Here’s the latest statement, as of this e-newsletter’s press time, from the National Oceanic and Atmospheric Administration, the arm of the U.S. Department of Commerce that has jurisdiction over the affected area:
“NOAA is restricting fishing for a minimum of ten days in federal waters most affected by the BP oil spill, largely between Louisiana state waters at the mouth of the Mississippi to waters off Florida’s Pensacola Bay.
“NOAA scientists are on the ground in the area of the oil spill taking water and seafood samples in an effort to ensure the safety of the seafood and fishing activities. There should be no health risk in seafood currently in the marketplace.”
It’s a strong, proactive move. But you may be wondering: When you call in your next order for oysters or shrimp, will your distributor have them, how much should you buy and will the price have gone through the roof?
Here’s what the Louisiana Seafood Promotion and Marketing Board wants you to know about the supply situation:
“The nation should remember that this closure only pertains to the impacted area of the Gulf of Mexico, not the entire Gulf. The Louisiana state waters west of the Mississippi River are still open and the seafood being harvested from those areas is safe. The state waters that remain open and unaffected by the spill account for 77 percent of the state’s total seafood production, which has an economic impact of $2.4 billion to our state.”

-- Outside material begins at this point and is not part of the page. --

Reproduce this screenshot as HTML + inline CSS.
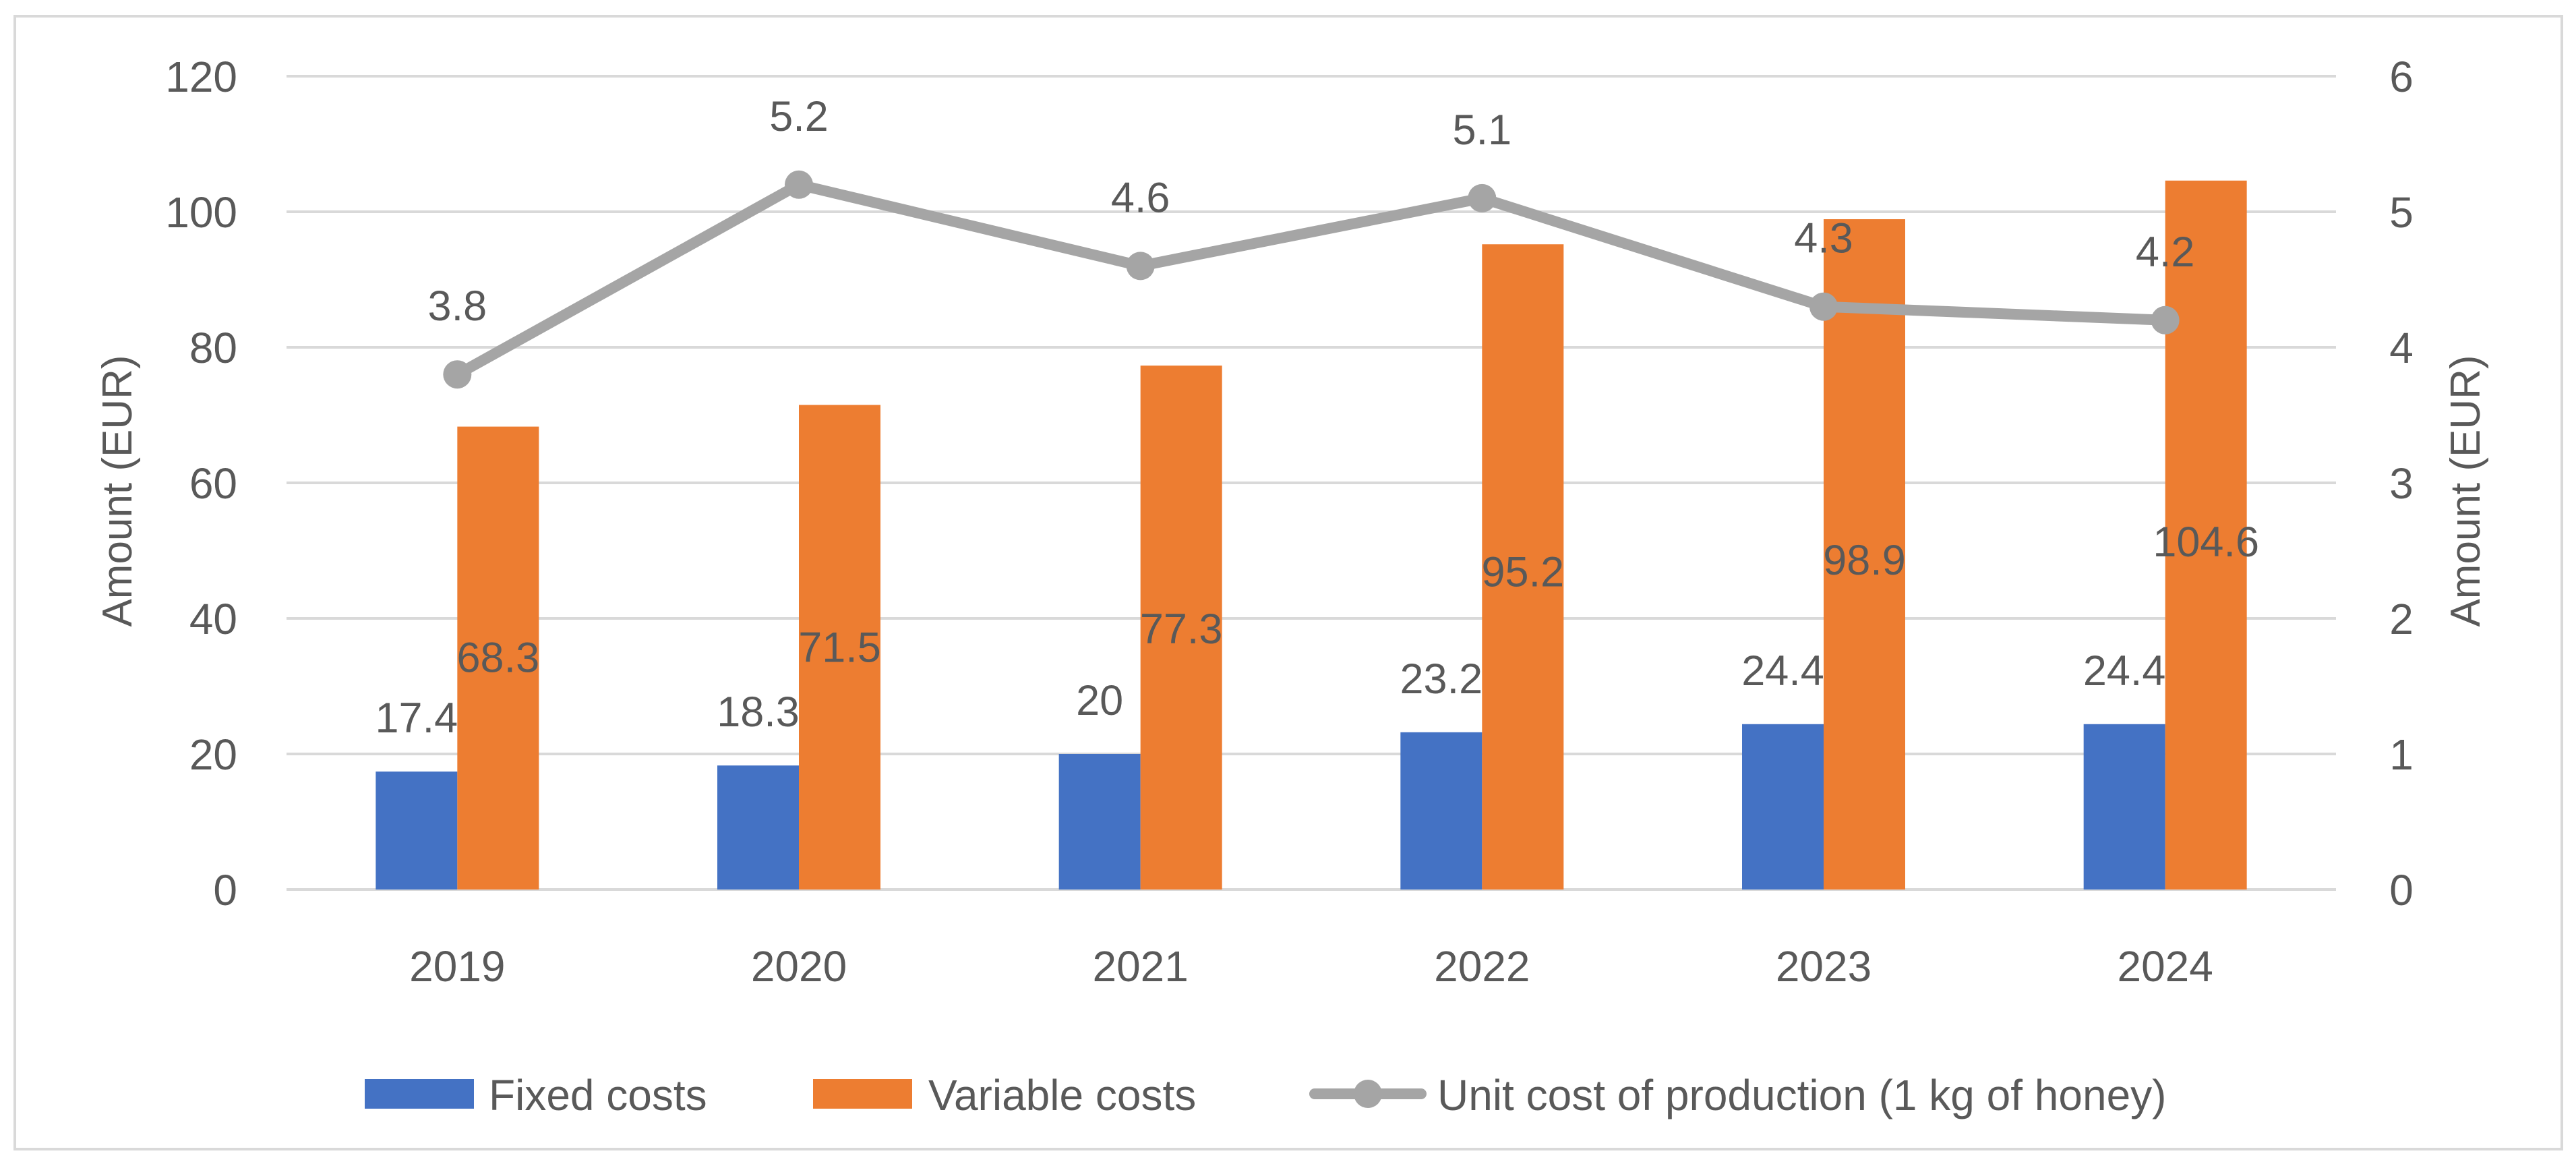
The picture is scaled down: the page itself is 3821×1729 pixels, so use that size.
<!DOCTYPE html>
<html><head><meta charset="utf-8"><style>
html,body{margin:0;padding:0;background:#fff}
svg{display:block}
text{font-family:"Liberation Sans",sans-serif;fill:#595959}
</style></head><body>
<svg id="chart" width="3821" height="1729" viewBox="0 0 3821 1729" xmlns="http://www.w3.org/2000/svg">
<rect x="22" y="24" width="3778" height="1680" fill="#fff" stroke="#d9d9d9" stroke-width="4"/>
<g id="grid"></g><g id="bars"></g><g id="line"></g><g id="labels"></g><g id="axes"></g>
<text transform="translate(195,728) rotate(-90)" text-anchor="middle" font-size="62">Amount (EUR)</text>
<text transform="translate(3678,728) rotate(-90)" text-anchor="middle" font-size="62">Amount (EUR)</text>
<g>
<rect x="541" y="1600" width="162" height="44" fill="#4472c4"/>
<text x="725" y="1646" font-size="64">Fixed costs</text>
<rect x="1206" y="1600" width="147" height="44" fill="#ed7d31"/>
<text x="1377" y="1646" font-size="64">Variable costs</text>
<line x1="1950" y1="1622" x2="2108" y2="1622" stroke="#a5a5a5" stroke-width="16" stroke-linecap="round"/>
<circle cx="2029" cy="1622" r="21" fill="#a5a5a5"/>
<text x="2132" y="1646" font-size="64">Unit cost of production (1 kg of honey)</text>
</g>
</svg>
<script>
const categories = ["2019","2020","2021","2022","2023","2024"];
const fixedCosts = [17.4, 18.3, 20, 23.2, 24.4, 24.4];
const variableCosts = [68.3, 71.5, 77.3, 95.2, 98.9, 104.6];
const unitCost = [3.8, 5.2, 4.6, 5.1, 4.3, 4.2];
const leftTicks = [0,20,40,60,80,100,120];
const rightTicks = [0,1,2,3,4,5,6];

const NS = "http://www.w3.org/2000/svg";
const X0 = 425, X1 = 3465, Y0 = 1319, Y1 = 113;
const band = (X1 - X0) / categories.length;
const barW = 121;
const yL = v => Y0 - (v / 120) * (Y0 - Y1);
const yR = v => Y0 - (v / 6) * (Y0 - Y1);
const xC = i => X0 + band * (i + 0.5);
function mk(tag, attrs, parent, txt){
  const e = document.createElementNS(NS, tag);
  for (const k in attrs) e.setAttribute(k, attrs[k]);
  if (txt !== undefined) e.textContent = txt;
  document.getElementById(parent).appendChild(e);
  return e;
}
leftTicks.forEach((t, i) => {
  const g = mk("line", {x1:X0, x2:X1, y1:yL(t), y2:yL(t), stroke:"#d9d9d9", "stroke-width":4}, "grid");
  
  
  const l = mk("text", {x:352, y:yL(t)+23, "text-anchor":"end", "font-size":64}, "axes", String(t));
  
  
});
rightTicks.forEach(t => {
  const l = mk("text", {x:3562, y:yR(t)+23, "text-anchor":"middle", "font-size":64}, "axes", String(t));
  
  
});
categories.forEach((c, i) => {
  const l = mk("text", {x:xC(i), y:1455, "text-anchor":"middle", "font-size":64}, "axes", c);
  
  
  const b1 = mk("rect", {x:xC(i)-barW, y:yL(fixedCosts[i]), width:barW, height:Y0-yL(fixedCosts[i]), fill:"#4472c4"}, "bars");
  
  
  const b2 = mk("rect", {x:xC(i), y:yL(variableCosts[i]), width:barW, height:Y0-yL(variableCosts[i]), fill:"#ed7d31"}, "bars");
  
  
  const t1 = mk("text", {x:xC(i)-barW/2, y:yL(fixedCosts[i])-58, "text-anchor":"middle", "font-size":63, fill:"#404040"}, "labels", String(fixedCosts[i]));
  
  
  const t2 = mk("text", {x:xC(i)+barW/2, y:yL(variableCosts[i]*0.47), "text-anchor":"middle", "font-size":63, fill:"#404040"}, "labels", String(variableCosts[i]));
  
  
  const t3 = mk("text", {x:xC(i), y:yR(unitCost[i])-80, "text-anchor":"middle", "font-size":63, fill:"#404040"}, "labels", String(unitCost[i]));
  
  
});
const pts = unitCost.map((v, i) => xC(i) + "," + yR(v)).join(" ");
const pl = mk("polyline", {points:pts, fill:"none", stroke:"#a5a5a5", "stroke-width":16, "stroke-linejoin":"round"}, "line");


unitCost.forEach((v, i) => {
  const c = mk("circle", {cx:xC(i), cy:yR(v), r:21, fill:"#a5a5a5"}, "line");
  
  
});
</script>
</body></html>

In a statement to its members the Louisiana Restaurant Association said not to panic. “Fishermen and suppliers are confident that there will not be an interruption in the state or nation’s ability to get quality Louisiana seafood.”
Translation: they’ve got enough to sell, so supplies should be adequate. For now. But what about seafood demand?
History tells us that when questions arise about a certain food’s safety, demand falls, even after the problem has been identified and health officials have isolated the cause. In this instance, because of the saturation coverage given to images of spewing undersea oil and vast oil slicks on the surface of the Gulf bearing down on the Louisiana coastline, we’re thinking that shrimp and especially oyster consumption is going to take a hit, even though the seafood reaching the market does not come from the affected area.
The biggest unknown is the cost of affected species like shrimp and oysters. Demand might soften due to health and safety concerns, but restaurant operators and others whose business depends on a steady supply might drive it temporarily higher as they stock up. “People are buying seafood and putting in their freezers,” Merlin Schaefer, a seafood retailer from Bucktown, LA, told the New Orleans Times-Picayune. “I’m doing it myself. Nobody knows what this thing is going to do.”
The bottom line is that there is plenty of uncertainty about how much damage the BP oil spill will do to the coastal ecosystem. All we know at the moment is that there’s a 10-day ban on fishing in the affected area, and that front edge of the oil slick has yet to reach the Gulf Coast. This uncertainty is likely to continue until BP figures out how to stop the flow of oil, an underwater engineering challenge that it almost beyond comprehension. The company, which carried no insurance on this production platform, is spending an estimated $6 million a day trying to solve the problem.
In the meantime, many fishermen fear they will lose their livelihood because there will no longer be any shrimp or oysters left to harvest. Here’s what Buras, LA, seafood dealer Rocky Dictharo told the Associated Press: “When you kill the food chain, nothing’s going to come back to this area.”
For now, full-service operators are riding the wave of uncertainty along with everyone else. But if you menu seafood that comes from the Gulf, you’d better prepare your servers to answer questions about exactly where it came from. Customers are going to want to know.